IO.puts("Processing #{xmlfile}")

{:ok, result} =
  Saxy.parse_stream(File.stream!(xmlfile), ExampleHandler, "")

result
|> IO.puts

execution:

$ cat example.xml        
<a>
   <b name="sam">text</b>
   <c name="sal">text</c>
   <b title="bob">text</b>
</a>

$ elixir xml.exs example.xml
Processing example.xml
<a >
   <b name="SAM">text</b>
   <c name="sal">text</c>
   <b title="bob">text</b>
</a>

Awesome! Glad you got it figured out.

A minor suggestion: use IO data instead of concatenating strings directly. IO data is a sort of composite data type meant for this exact use-case, where the result is modeled as an arbitrarily nested list of strings/characters/etc.
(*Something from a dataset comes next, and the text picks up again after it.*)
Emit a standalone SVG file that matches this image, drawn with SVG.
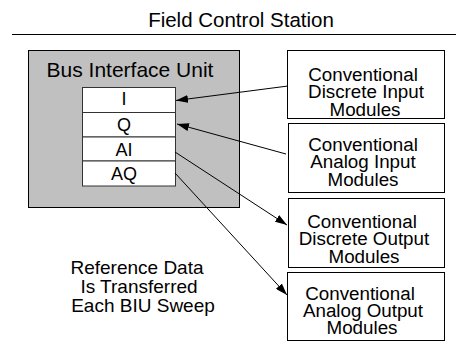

In the example below, I’m using IO.chardata_to_string/1, but if you’re just writing it back out to a file and have no use for further string processing, you can actually pass the chardata directly to most (all?) IO functions!

For a super small example the runtime will be essentially the same, but using IO data will definitely be faster for large files (and I think the resulting code is a bit cleaner).

Mix.install([
  {:saxy, "~> 1.4.0"}
])

defmodule ExampleHandler do
  @behaviour Saxy.Handler

  def parse_stream!(xml_stream) do
    {:ok, rev_chardata} = Saxy.parse_stream(xml_stream, __MODULE__, [])

    rev_chardata
    |> Enum.reverse()
    |> IO.chardata_to_string()
  end

  def build(:open, tag, attrs) do
    encoded_attrs = Enum.map(attrs, fn {name, val} -> [" ", name, "=\"", val, "\""] end)
    ["<", tag, encoded_attrs, ">"]
  end

  def build(:close, tag) do
    ["</", tag, ">"]
  end

  def handle_event(:start_element, {"b", [{"name", name}]}, state) do
    {:ok, [build(:open, "b", [{"name", String.upcase(name)}]) | state]}
  end

  def handle_event(:start_element, {tag, attrs}, state) do
    {:ok, [build(:open, tag, attrs) | state]}
  end

  def handle_event(:end_element, tag, state) do
    {:ok, [build(:close, tag) | state]}
  end

  def handle_event(:characters, cdata, state) do
    {:ok, [cdata | state]}
  end

  def handle_event(_, _, state), do: {:ok, state}
end

[xmlfile | _] = System.argv()

IO.puts("Processing #{xmlfile}")

ExampleHandler.parse_stream!(File.stream!(xmlfile))
|> IO.puts()

Works fine with unicode too =)

> elixir saxy_example.exs example.xml
<a>
   <b name="SAM">π</b>
   <c name="sal">text</c>
   <b title="bob">text</b>
</a>
2 Likes

Don’t make XML by gluing together strings - it’s too easy to create bugs.

For instance, ExampleHandler will produce invalid XML when given this document:

<something>
  <b name="foo">blargh</b>
  <b name="foo&quot;bar">baz</b>
  <z nothing="nope" />
</something>

the output fails to re-escape the double-quote character in the second element:

# result from ExampleHandler
<something >
  <b name="FOO">blargh</b>
  <b name="FOO"BAR">baz</b>
  <z nothing="nope"></z>
</something>

(it also adds stray blanks to the end of tags like something and swaps z to the other format, but IIRC both of those aren’t semantic changes)

1 Like

You can use something like XmlBuilder as well. Here’s how it handles escaping.

Edit: also relevant StackOverflow about XML escaping requirements.

1 Like

thx everyone and awesome community!

:grin:

I’m trying to do something similar, I was wondering what your final solution for this problem looks like?